A deadly attack on Brovary, just to the north of the seminary, has already killed several of its neighbours. As the situation has unfolded, Major Archbishop Sviatoslav of Kyiv—revered by the Ukrainian Catholics as their de facto patriarch—has invoked the help of St Michael, one of the country’s patrons, in the fight for Ukraine. The archangel’s statue stands, flaming sword in hand, atop the Lach Gates to Independence Square in central Kyiv. Archbishop Sviatoslav is now offering spiritual leadership from another location.
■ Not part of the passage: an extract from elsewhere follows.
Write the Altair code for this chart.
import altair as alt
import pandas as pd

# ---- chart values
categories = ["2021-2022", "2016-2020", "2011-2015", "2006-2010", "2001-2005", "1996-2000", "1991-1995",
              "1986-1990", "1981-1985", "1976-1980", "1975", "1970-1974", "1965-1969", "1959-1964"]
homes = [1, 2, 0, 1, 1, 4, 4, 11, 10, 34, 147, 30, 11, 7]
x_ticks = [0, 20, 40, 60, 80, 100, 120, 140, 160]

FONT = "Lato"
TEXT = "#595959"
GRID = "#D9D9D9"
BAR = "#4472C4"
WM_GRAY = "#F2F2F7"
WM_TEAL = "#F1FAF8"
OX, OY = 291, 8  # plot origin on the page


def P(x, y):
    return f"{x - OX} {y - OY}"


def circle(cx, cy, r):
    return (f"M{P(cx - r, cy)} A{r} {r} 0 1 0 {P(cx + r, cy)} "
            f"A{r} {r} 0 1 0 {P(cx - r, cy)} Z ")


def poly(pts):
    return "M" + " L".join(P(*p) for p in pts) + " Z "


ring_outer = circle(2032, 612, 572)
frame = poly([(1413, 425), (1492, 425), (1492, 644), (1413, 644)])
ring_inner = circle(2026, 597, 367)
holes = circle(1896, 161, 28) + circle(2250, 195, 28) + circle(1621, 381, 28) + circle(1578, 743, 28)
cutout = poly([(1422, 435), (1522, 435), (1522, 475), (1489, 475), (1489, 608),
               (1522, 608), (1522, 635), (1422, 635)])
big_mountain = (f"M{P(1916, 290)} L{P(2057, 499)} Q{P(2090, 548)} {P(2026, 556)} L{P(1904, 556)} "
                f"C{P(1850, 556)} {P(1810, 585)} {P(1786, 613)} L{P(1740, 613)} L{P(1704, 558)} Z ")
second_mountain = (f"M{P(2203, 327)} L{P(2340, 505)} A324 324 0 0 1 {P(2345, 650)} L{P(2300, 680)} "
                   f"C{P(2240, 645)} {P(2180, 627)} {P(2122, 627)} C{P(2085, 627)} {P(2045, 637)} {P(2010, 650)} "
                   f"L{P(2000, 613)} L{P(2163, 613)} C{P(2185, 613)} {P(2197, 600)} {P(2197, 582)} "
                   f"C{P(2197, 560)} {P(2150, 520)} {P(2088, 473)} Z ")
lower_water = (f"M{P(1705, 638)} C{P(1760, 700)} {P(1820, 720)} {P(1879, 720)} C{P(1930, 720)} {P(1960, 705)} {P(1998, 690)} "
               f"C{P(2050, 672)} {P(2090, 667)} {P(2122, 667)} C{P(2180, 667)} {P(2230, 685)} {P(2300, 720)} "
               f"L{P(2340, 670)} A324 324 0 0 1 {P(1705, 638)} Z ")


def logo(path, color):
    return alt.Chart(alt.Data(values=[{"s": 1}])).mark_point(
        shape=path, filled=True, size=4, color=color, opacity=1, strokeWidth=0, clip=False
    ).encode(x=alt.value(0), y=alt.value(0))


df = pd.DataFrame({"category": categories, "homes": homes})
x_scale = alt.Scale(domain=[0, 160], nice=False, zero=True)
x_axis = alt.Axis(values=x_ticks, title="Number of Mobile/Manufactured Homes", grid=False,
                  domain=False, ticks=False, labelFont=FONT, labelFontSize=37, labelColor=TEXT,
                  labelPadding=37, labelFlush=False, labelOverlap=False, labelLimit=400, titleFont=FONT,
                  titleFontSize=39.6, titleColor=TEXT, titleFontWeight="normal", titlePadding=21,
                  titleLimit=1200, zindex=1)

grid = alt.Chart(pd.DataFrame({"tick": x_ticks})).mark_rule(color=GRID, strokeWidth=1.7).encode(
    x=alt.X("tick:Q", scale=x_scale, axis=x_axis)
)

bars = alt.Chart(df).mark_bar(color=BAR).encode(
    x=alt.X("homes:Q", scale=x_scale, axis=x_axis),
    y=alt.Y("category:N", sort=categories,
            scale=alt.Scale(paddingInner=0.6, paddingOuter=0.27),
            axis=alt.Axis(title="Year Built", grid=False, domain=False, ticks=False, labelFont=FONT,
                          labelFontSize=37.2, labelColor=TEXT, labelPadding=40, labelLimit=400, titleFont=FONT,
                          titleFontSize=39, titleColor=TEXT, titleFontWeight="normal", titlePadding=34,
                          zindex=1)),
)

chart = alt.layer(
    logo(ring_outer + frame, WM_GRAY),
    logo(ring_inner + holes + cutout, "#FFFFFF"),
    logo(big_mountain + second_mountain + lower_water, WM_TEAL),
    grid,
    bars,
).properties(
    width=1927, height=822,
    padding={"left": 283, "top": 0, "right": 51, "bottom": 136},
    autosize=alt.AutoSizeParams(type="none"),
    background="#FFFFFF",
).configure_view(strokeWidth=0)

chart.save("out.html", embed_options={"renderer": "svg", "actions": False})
Some seminarians have joined him in this ministry, but others have been sent to the relative safety of western Ukraine, or home to the USA, Italy, Croatia, and the UK.  

Earlier this week the Catholic News Service interviewed Bohdan Mandziuk, from Coventry, who is now back in London; he spoke of his experience of being separated from his community, and the reality of hearing explosions in the background of video calls. All the seminarians have taken up different work: they are serving as stretcher bearers, firemen, and relief workers; to each his different gifts according to grace. They have been urged to remain “spiritual people”, and have been forbidden from taking up arms—for now. Meanwhile, at a time when Ukrainians are fleeing in their hundreds of thousands, Hayda is returning to join them.
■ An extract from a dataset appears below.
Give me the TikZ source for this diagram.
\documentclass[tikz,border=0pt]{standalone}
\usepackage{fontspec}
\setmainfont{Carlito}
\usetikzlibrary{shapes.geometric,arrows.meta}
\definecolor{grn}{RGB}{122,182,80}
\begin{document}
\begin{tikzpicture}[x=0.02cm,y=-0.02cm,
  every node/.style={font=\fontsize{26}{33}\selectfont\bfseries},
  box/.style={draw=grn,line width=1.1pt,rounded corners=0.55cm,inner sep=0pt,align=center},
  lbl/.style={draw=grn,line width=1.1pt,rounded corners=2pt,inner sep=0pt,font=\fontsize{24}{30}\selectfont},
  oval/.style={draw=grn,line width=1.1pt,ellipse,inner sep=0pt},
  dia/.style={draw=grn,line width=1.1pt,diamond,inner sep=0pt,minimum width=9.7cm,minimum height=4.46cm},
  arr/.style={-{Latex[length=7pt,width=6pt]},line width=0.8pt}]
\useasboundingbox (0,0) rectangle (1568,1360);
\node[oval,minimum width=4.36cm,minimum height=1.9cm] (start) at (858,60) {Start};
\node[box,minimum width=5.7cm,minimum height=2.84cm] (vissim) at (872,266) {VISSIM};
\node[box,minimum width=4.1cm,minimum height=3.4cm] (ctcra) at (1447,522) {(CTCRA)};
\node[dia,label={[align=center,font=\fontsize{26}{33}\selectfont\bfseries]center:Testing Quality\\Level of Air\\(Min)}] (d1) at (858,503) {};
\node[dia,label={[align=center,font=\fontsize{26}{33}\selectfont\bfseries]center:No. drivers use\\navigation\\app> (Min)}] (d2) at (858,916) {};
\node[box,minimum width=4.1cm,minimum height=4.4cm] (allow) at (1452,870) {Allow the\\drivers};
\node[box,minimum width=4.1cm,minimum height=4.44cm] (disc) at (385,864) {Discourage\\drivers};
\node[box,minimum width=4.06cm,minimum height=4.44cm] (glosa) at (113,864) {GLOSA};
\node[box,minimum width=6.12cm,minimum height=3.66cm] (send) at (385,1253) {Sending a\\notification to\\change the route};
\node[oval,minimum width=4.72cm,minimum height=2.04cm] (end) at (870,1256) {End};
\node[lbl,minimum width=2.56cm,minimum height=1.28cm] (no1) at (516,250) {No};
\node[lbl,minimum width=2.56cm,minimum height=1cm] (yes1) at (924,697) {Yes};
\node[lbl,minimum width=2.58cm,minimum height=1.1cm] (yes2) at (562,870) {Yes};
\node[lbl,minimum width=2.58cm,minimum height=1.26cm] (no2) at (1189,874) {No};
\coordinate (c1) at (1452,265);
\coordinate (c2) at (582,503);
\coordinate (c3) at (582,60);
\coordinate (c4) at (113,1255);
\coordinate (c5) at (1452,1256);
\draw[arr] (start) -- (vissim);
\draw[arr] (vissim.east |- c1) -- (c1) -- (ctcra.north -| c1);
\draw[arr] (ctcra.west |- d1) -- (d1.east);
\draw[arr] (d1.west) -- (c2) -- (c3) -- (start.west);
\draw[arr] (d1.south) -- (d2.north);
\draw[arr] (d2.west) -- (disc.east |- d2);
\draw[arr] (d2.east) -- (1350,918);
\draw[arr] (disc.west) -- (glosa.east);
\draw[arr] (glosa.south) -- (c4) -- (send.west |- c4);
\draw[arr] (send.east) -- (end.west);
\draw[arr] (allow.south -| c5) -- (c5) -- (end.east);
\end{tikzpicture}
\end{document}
Before he entered the seminary Hayda was a journalist, producer, and filmmaker; he is now preparing to work on the ground with US media outlets. When we spoke, he had just completed a week of intense live-scenario exercises in the Appalachian Mountains as part of his press-safety training. He is clear that this development is not a departure from his vocation to holy orders, but in some ways a fulfilment of it—if not necessarily one that was expected or desirable. He and Summer were going to move to Ukraine while he continued his studies; he obviously longs to return to the community in which he is being formed, but in this moment he is answering the call to do what he can for a people whom he loves.  
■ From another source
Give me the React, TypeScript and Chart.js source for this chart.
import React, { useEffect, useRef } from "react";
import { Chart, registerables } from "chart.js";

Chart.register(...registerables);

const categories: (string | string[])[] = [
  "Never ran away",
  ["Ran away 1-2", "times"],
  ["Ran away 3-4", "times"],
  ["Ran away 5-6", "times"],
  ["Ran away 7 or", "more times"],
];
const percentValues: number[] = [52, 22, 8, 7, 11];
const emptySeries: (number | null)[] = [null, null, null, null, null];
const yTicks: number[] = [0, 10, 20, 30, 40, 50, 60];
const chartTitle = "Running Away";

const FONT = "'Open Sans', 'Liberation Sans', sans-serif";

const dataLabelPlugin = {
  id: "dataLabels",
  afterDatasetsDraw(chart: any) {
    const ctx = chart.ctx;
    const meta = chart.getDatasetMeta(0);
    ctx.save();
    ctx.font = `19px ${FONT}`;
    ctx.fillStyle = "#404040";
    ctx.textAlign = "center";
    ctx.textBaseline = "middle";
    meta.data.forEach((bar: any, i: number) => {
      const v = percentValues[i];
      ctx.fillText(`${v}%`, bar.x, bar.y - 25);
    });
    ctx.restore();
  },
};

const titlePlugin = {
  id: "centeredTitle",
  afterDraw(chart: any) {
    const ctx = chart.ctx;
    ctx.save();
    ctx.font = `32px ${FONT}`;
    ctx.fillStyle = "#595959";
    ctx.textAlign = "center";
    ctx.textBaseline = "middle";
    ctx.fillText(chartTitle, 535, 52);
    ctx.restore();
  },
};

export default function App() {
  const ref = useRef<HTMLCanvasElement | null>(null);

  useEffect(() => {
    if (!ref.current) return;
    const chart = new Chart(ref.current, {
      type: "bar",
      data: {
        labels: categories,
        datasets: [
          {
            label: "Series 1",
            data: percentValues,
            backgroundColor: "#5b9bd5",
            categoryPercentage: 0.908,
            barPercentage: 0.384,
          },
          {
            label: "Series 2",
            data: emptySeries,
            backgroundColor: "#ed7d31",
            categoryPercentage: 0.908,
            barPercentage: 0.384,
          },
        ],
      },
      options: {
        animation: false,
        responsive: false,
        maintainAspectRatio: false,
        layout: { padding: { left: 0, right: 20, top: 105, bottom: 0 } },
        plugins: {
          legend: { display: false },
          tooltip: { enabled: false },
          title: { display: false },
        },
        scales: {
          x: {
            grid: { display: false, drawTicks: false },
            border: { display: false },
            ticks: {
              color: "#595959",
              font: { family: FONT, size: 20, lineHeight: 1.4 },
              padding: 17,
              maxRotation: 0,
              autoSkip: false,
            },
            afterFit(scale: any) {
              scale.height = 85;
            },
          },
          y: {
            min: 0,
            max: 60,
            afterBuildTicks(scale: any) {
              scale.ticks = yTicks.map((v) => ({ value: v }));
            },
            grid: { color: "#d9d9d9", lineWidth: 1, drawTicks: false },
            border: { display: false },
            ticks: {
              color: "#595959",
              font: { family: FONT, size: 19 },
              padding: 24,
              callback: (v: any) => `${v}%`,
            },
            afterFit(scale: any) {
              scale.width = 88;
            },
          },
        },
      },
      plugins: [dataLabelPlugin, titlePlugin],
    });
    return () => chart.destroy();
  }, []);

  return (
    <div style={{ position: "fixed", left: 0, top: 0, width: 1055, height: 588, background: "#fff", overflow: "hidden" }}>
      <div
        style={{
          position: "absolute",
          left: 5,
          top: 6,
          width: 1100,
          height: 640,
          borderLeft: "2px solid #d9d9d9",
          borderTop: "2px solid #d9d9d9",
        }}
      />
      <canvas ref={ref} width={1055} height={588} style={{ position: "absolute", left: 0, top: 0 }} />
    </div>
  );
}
Like any other war reporter, Hayda’s role will be a vital part of ensuring that accurate news is able to reach the outside world as the situation continues to deteriorate. Importantly, it will need to serve as a contradiction of the well-oiled Russian propaganda machine. It will have much to do with knowledge, truth, and the effective dissemination of both; all essential qualities of priesthood. He is clearly passionate about his calling; he talks of empathy and co-suffering love, of human dignity, and of the martyrs with whose blood the Church in Ukraine has been so liberally sprinkled in the past.  

The last point hits home, and hard. Before we part company Hayda shows me his kit bag, packed for swift deployment, and his flak-jacket. “There’s a helmet on its way, too”, he reassures me with a smile. The jacket has “PRESS” emblazoned across it in large white letters, but whether Russian forces will observe the Geneva Convention in relation to journalists remains to be seen. I am suddenly conscious that by the time our interview appears Hayda may well be deep inside a war zone. Later that day I go into the church across the road, where I light two candles.